● **Your task**: Retype only the lines running from the beginning of the entries below to the line with "-36.6, -47.6, -67.0]", both included. Do not include pictures.

Entries with chart source code
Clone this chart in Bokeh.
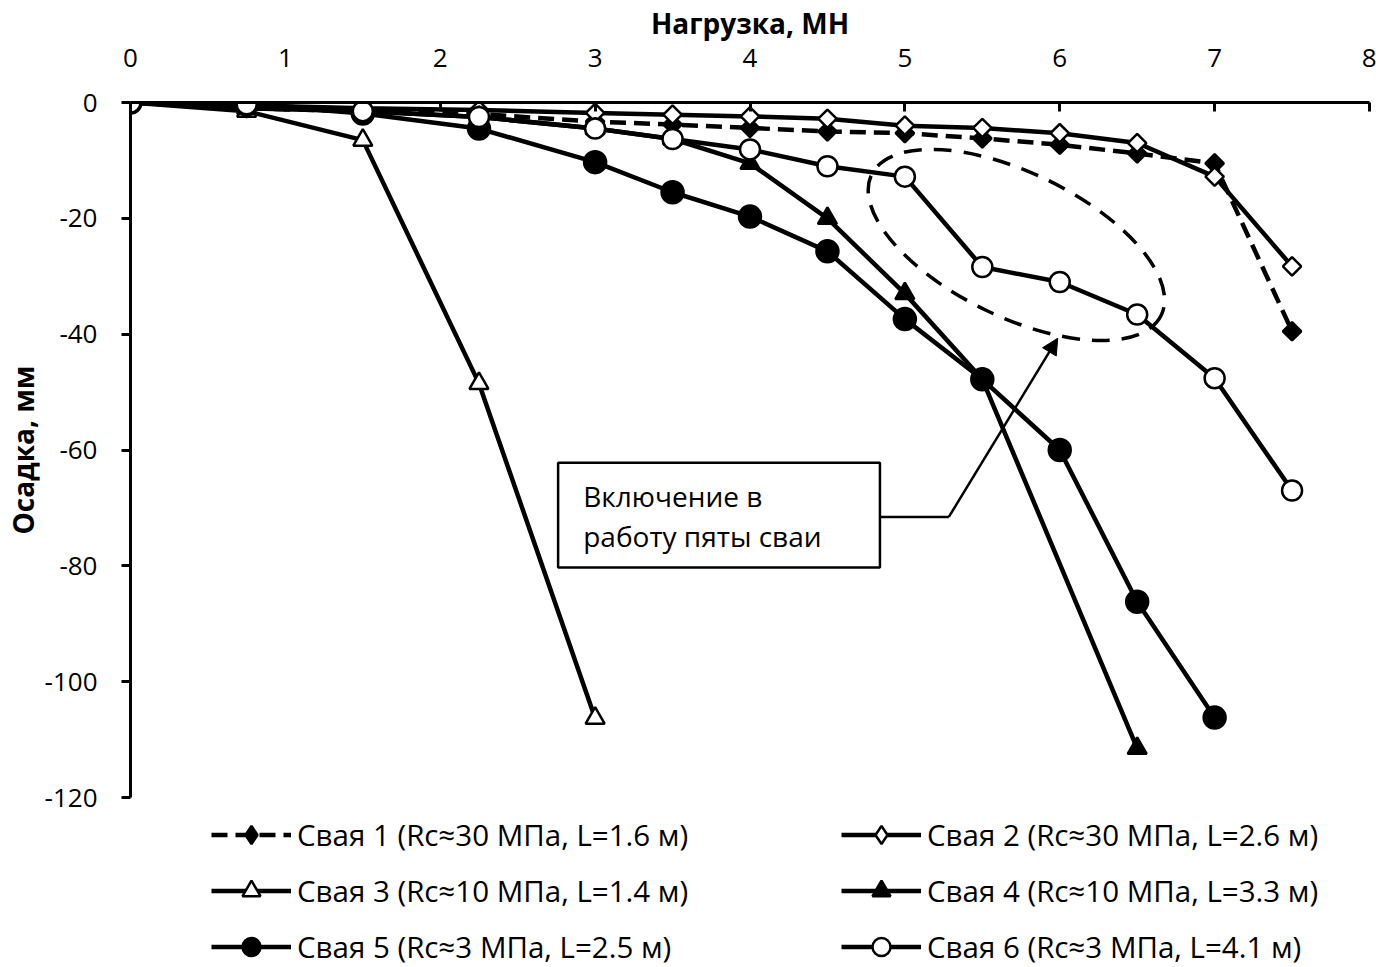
import math
from bokeh.plotting import figure
from bokeh.layouts import column
from bokeh.models import (Range1d, FixedTicker, Legend, LegendItem, BoxAnnotation,
                          Label, Arrow, NormalHead)
from bokeh.embed import file_html
from bokeh.resources import INLINE

FONT = "Open Sans"

# Load steps, MN
loads = [0, 0.75, 1.5, 2.25, 3, 3.5, 4, 4.5, 5, 5.5, 6, 6.5, 7, 7.5]
loads_s3 = [0, 0.75, 1.5, 2.25, 3]
loads_s4 = [0, 0.75, 1.5, 2.25, 3, 3.5, 4, 4.5, 5, 5.5, 6.5]
loads_s5 = [0, 0.75, 1.5, 2.25, 3, 3.5, 4, 4.5, 5, 5.5, 6, 6.5, 7]

# Settlement, mm
settle_1 = [0, -1, -1.5, -2, -3.3, -3.8, -4.4, -5.0, -5.3, -6.2, -7.3, -8.8, -10.5, -39.5]
settle_2 = [0, -0.5, -1, -1.3, -1.8, -2.1, -2.4, -2.8, -4.0, -4.4, -5.3, -7.0, -12.8, -28.3]
settle_3 = [0, -1.5, -6.5, -48.5, -106.3]
settle_4 = [0, -1, -1.5, -2.5, -4.5, -6.3, -10.5, -20.0, -33.0, -47.8, -111.5]
settle_5 = [0, -0.3, -1.9, -4.5, -10.3, -15.5, -19.7, -25.7, -37.4, -47.8, -60.0, -86.2, -106.2]
settle_6 = [0, -0.3, -1.5, -2.5, -4.5, -6.3, -8.1, -11.0, -12.8, -28.4, -31.0, -36.6, -47.6, -67.0]

labels = [
    "Свая 1 (Rc≈30 МПа, L=1.6 м)",
    "Свая 2 (Rc≈30 МПа, L=2.6 м)",
    "Свая 3 (Rc≈10 МПа, L=1.4 м)",
    "Свая 4 (Rc≈10 МПа, L=3.3 м)",
    "Свая 5 (Rc≈3 МПа, L=2.5 м)",
    "Свая 6 (Rc≈3 МПа, L=4.1 м)",
]

x_ticks = [0, 1, 2, 3, 4, 5, 6, 7, 8]
y_ticks = [-120, -100, -80, -60, -40, -20, 0]

p = figure(width=1376, height=814,
           x_range=Range1d(0, 8), y_range=Range1d(-120, 0),
           x_axis_location="above",
           output_backend="svg", toolbar_location=None,
           min_border_left=129, min_border_right=7,
           min_border_top=101, min_border_bottom=17)

p.grid.visible = False
p.outline_line_color = None
p.background_fill_color = "white"
p.border_fill_color = "white"

for ax, ticks in ((p.xaxis[0], x_ticks), (p.yaxis[0], y_ticks)):
    ax.ticker = FixedTicker(ticks=ticks)
    ax.major_label_overrides = {t: str(t) for t in ticks}
    ax.minor_tick_line_color = None
    ax.axis_line_width = 3
    ax.axis_line_color = "black"
    ax.major_tick_line_width = 3
    ax.major_tick_line_color = "black"
    ax.major_label_text_font = FONT
    ax.major_label_text_font_size = "26px"
    ax.major_label_text_color = "black"
    ax.axis_label_text_font = FONT
    ax.axis_label_text_font_size = "28px"
    ax.axis_label_text_font_style = "bold"
    ax.axis_label_text_color = "black"

xa = p.xaxis[0]
xa.axis_label = "Нагрузка, МН"
xa.major_tick_in = 9
xa.major_tick_out = 0
xa.major_label_standoff = 36
xa.axis_label_standoff = 4

ya = p.yaxis[0]
ya.axis_label = "Осадка, мм"
ya.major_tick_in = 0
ya.major_tick_out = 9
ya.major_label_standoff = 24
ya.axis_label_standoff = 0

LW = 4.5

# Marker style of each pile: (marker, filled, size, line dash, angle)
styles = [
    ("square", True, 13, "16 8", math.pi / 4),
    ("square", False, 13, "solid", math.pi / 4),
    ("triangle", False, 19, "solid", 0.0),
    ("triangle", True, 19, "solid", 0.0),
    ("circle", True, 22, "solid", 0.0),
    ("circle", False, 20, "solid", 0.0),
]

def series(fig, xs, ys, style):
    marker, filled, size, dash, angle = style
    ln = fig.line(xs, ys, line_color="black", line_width=LW, line_dash=dash)
    sc = fig.scatter(xs, ys, marker=marker, size=size, angle=angle,
                     fill_color="black" if filled else "white",
                     line_color="black", line_width=2.5)
    return [ln, sc]

series(p, loads, settle_1, styles[0])
series(p, loads, settle_2, styles[1])
series(p, loads_s3, settle_3, styles[2])
series(p, loads_s4, settle_4, styles[3])
series(p, loads_s5, settle_5, styles[4])
series(p, loads, settle_6, styles[5])

# Dashed oval marking the break in the curves
p.ellipse(x=5.72, y=-24.6, width=322, height=144,
          width_units="screen", height_units="screen", angle=-0.452,
          fill_color=None, line_color="black", line_width=3.5, line_dash="18 12")

# Callout box with leader arrow
box_left, box_right, box_top, box_bottom = 2.761, 4.839, -62.2, -80.3
p.add_layout(BoxAnnotation(left=box_left, right=box_right, top=box_top, bottom=box_bottom,
                           fill_color="white", fill_alpha=1,
                           line_color="black", line_alpha=1, line_width=2.5))
p.add_layout(Label(x=2.923, y=-67.9, text="Включение в", text_font=FONT,
                   text_font_size="28px", text_baseline="middle", text_color="black"))
p.add_layout(Label(x=2.923, y=-74.8, text="работу пяты сваи", text_font=FONT,
                   text_font_size="28px", text_baseline="middle", text_color="black"))

lead_y = -71.55
kink_x = 5.284
p.line([box_right, kink_x], [lead_y, lead_y], line_color="black", line_width=2.5)
p.add_layout(Arrow(x_start=kink_x, y_start=lead_y, x_end=5.987, y_end=-40.7,
                   line_color="black", line_width=2.5,
                   end=NormalHead(size=16, fill_color="black", line_color="black")))

# Legend strip under the plot: two columns of three entries.
# Its frame lines up with the plot frame above (x from 129 px).
lg = figure(width=1376, height=153, x_range=Range1d(0, 1), y_range=Range1d(0, 1),
            output_backend="svg", toolbar_location=None,
            min_border=0, min_border_left=0, min_border_right=0,
            min_border_top=0, min_border_bottom=0)
lg.axis.visible = False
lg.grid.visible = False
lg.outline_line_color = None
lg.background_fill_color = "white"
lg.border_fill_color = "white"

# Legend swatches (a legend does not rotate markers, so diamonds are used here)
key_styles = [("diamond",) + st[1:] if st[0] == "square" else st for st in styles]
# key glyphs sit outside the visible range; only their legend swatches show
keys = [series(lg, [-5], [-5], st) for st in key_styles]

def make_legend(idx, loc):
    leg = Legend(items=[LegendItem(label=labels[i], renderers=keys[i]) for i in idx],
                 location=loc,
                 glyph_width=80, glyph_height=45, label_height=45,
                 label_standoff=6, spacing=11, padding=0, margin=0,
                 label_text_font=FONT, label_text_font_size="29.5px",
                 label_text_color="black",
                 border_line_color=None, background_fill_alpha=0)
    lg.add_layout(leg)

make_legend([0, 2, 4], (81, -1.5))
make_legend([1, 3, 5], (711, -1.5))

open("out.html", "w").write(file_html(column(p, lg, spacing=0), INLINE))
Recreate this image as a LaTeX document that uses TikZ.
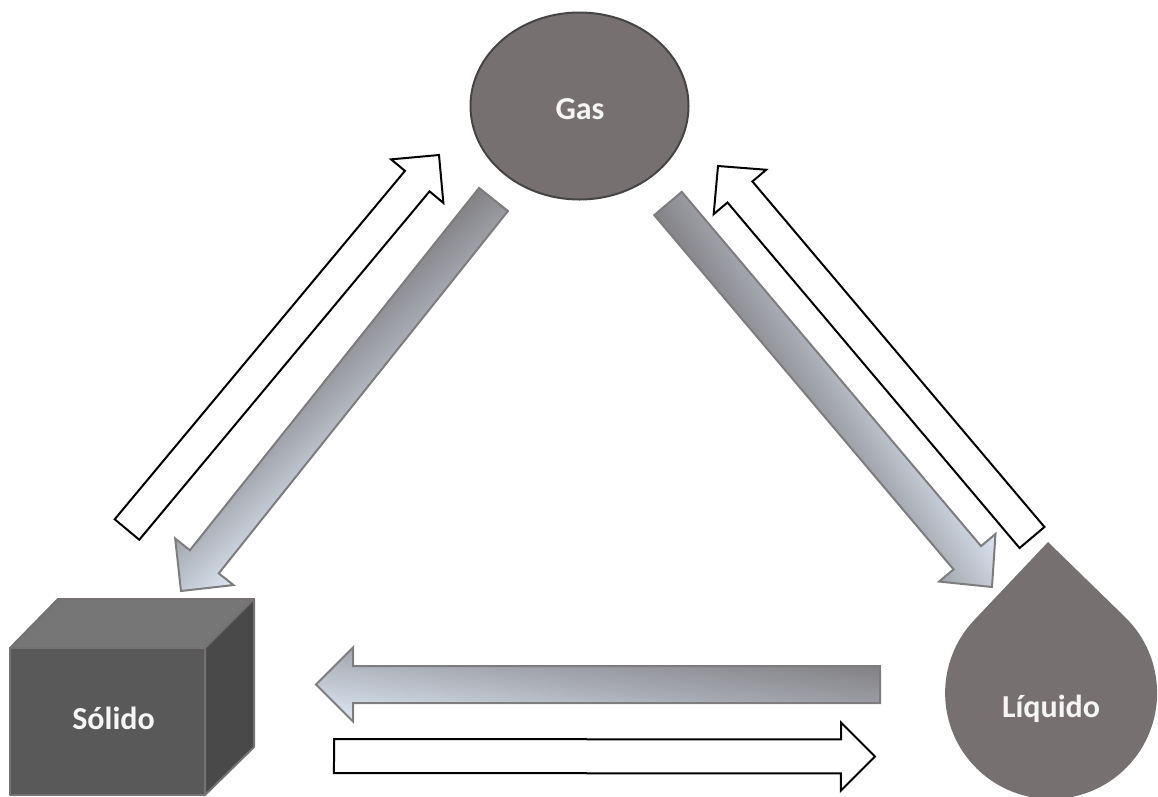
\documentclass[tikz,border=0pt]{standalone}
\usepackage{fontspec}
\setmainfont{Carlito}
\usetikzlibrary{calc,shapes.geometric}
\definecolor{gasfill}{HTML}{767170}
\definecolor{gasline}{HTML}{454545}
\definecolor{front}{HTML}{595959}
\definecolor{topf}{HTML}{767676}
\definecolor{sidef}{HTML}{494949}
\definecolor{cubeline}{HTML}{757171}
\definecolor{arrline}{HTML}{7F7C7D}
\definecolor{gradA}{HTML}{767475}
\definecolor{gradB}{HTML}{A6A9B1}
\definecolor{gradC}{HTML}{E0EBF8}
\pgfdeclareverticalshading{arrowgrad}{100bp}{color(0bp)=(gradA); color(50bp)=(gradB); color(100bp)=(gradC)}
\tikzset{
  label text/.style={font=\bfseries\fontsize{32}{36}\selectfont,text=white!96!black,anchor=base},
  gas shape/.style={ellipse,draw=gasline,line width=2pt,fill=gasfill,minimum width=218pt,minimum height=187pt,inner sep=0pt},
  cube edge/.style={draw=cubeline,line width=2pt,line join=round},
  outline arrow/.style={draw=black,line width=2pt,fill=white,line join=miter},
  grad arrow/.style={draw=arrline,line width=2pt,line join=miter},
}
% #1 tail, #2 tip, #3 half width, #4 half head width, #5 head length
\newcommand{\arrowoutline}[5]{%
  ($(#1)!#3pt!90:(#2)$) -- ($(hb)!#3pt!90:(#2)$) -- ($(hb)!#4pt!90:(#2)$) -- (#2)
    -- ($(hb)!#4pt!-90:(#2)$) -- ($(hb)!#3pt!-90:(#2)$) -- ($(#1)!#3pt!-90:(#2)$) -- cycle}
\newcommand{\blockarrow}[5]{%
  \coordinate (hb) at ($(#2)!#5pt!(#1)$);
  \path[outline arrow] \arrowoutline{#1}{#2}{#3}{#4}{#5};
}
% same arrow with the diagonal gradient of its own box
\newcommand{\gradarrow}[5]{%
  \coordinate (hb) at ($(#2)!#5pt!(#1)$);
  \path let \p1=($(#2)-(#1)$), \n1={atan2(\y1,\x1)}, \n2={veclen(\x1,\y1)} in
    \pgfextra{\pgfmathsetmacro{\arrang}{\n1}\pgfmathsetmacro{\arrlen}{\n2}%
      \global\let\arrang\arrang\global\let\arrlen\arrlen};
  \begin{scope}
    \clip \arrowoutline{#1}{#2}{#3}{#4}{#5};
    \begin{scope}[shift={(#1)},rotate=\arrang,shift={(\arrlen pt/2,0pt)},
        xscale={\arrlen/2/35.487},yscale={#4/35.487},rotate=-45]
      \pgflowlevelsynccm
      \pgfuseshading{arrowgrad}
    \end{scope}
  \end{scope}
  \path[grad arrow] \arrowoutline{#1}{#2}{#3}{#4}{#5};
}
\begin{document}
\begin{tikzpicture}[x=1pt,y=-1pt]
\useasboundingbox (0,0) rectangle (1158,796);
\clip (0,0) rectangle (1158,796);
% end points of the arrows
\coordinate (sgT) at (127,529.5); \coordinate (sgH) at (439,155);
\coordinate (gsT) at (493.5,199.5); \coordinate (gsH) at (181,591);
\coordinate (glT) at (668,203.5); \coordinate (glH) at (992,587);
\coordinate (lgT) at (1032,537.5); \coordinate (lgH) at (718,166);
\coordinate (lsT) at (880,684.5); \coordinate (lsH) at (316,684.5);
\coordinate (slT) at (334,756); \coordinate (slH) at (875,756.5);
% gas
\node[gas shape] (gas) at (579.5,106) {};
\node[label text] (gastext) at (580,119) {Gas};
% cube
\path[cube edge,fill=topf] (10,648) -- (58,599) -- (254,599) -- (205,648) -- cycle;
\path[cube edge,fill=sidef] (205,648) -- (254,599) -- (254,747) -- (205,795) -- cycle;
\path[cube edge,fill=front] (10,648) rectangle (205,795);
\node[label text] (solido) at (113.5,729) {Sólido};
% drop
\fill[gasfill] (1048,542) -- (1125,617) arc[start angle=-45.8,end angle=223.5,radius=106] -- cycle;
\node[label text] (liquido) at (1051,717) {Líquido};
% arrows
\blockarrow{sgT}{sgH}{16}{34}{34}
\blockarrow{lgT}{lgH}{16.3}{34.4}{34}
\blockarrow{slT}{slH}{17}{34}{34}
\gradarrow{gsT}{gsH}{18.5}{37.3}{37.4}
\gradarrow{glT}{glH}{18}{36.9}{38.3}
\gradarrow{lsT}{lsH}{18.5}{37}{37}
\end{tikzpicture}
\end{document}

● **Exercise output**:
Clone this chart in Bokeh.
import math
from bokeh.plotting import figure
from bokeh.layouts import column
from bokeh.models import (Range1d, FixedTicker, Legend, LegendItem, BoxAnnotation,
                          Label, Arrow, NormalHead)
from bokeh.embed import file_html
from bokeh.resources import INLINE

FONT = "Open Sans"

# Load steps, MN
loads = [0, 0.75, 1.5, 2.25, 3, 3.5, 4, 4.5, 5, 5.5, 6, 6.5, 7, 7.5]
loads_s3 = [0, 0.75, 1.5, 2.25, 3]
loads_s4 = [0, 0.75, 1.5, 2.25, 3, 3.5, 4, 4.5, 5, 5.5, 6.5]
loads_s5 = [0, 0.75, 1.5, 2.25, 3, 3.5, 4, 4.5, 5, 5.5, 6, 6.5, 7]

# Settlement, mm
settle_1 = [0, -1, -1.5, -2, -3.3, -3.8, -4.4, -5.0, -5.3, -6.2, -7.3, -8.8, -10.5, -39.5]
settle_2 = [0, -0.5, -1, -1.3, -1.8, -2.1, -2.4, -2.8, -4.0, -4.4, -5.3, -7.0, -12.8, -28.3]
settle_3 = [0, -1.5, -6.5, -48.5, -106.3]
settle_4 = [0, -1, -1.5, -2.5, -4.5, -6.3, -10.5, -20.0, -33.0, -47.8, -111.5]
settle_5 = [0, -0.3, -1.9, -4.5, -10.3, -15.5, -19.7, -25.7, -37.4, -47.8, -60.0, -86.2, -106.2]
settle_6 = [0, -0.3, -1.5, -2.5, -4.5, -6.3, -8.1, -11.0, -12.8, -28.4, -31.0, -36.6, -47.6, -67.0]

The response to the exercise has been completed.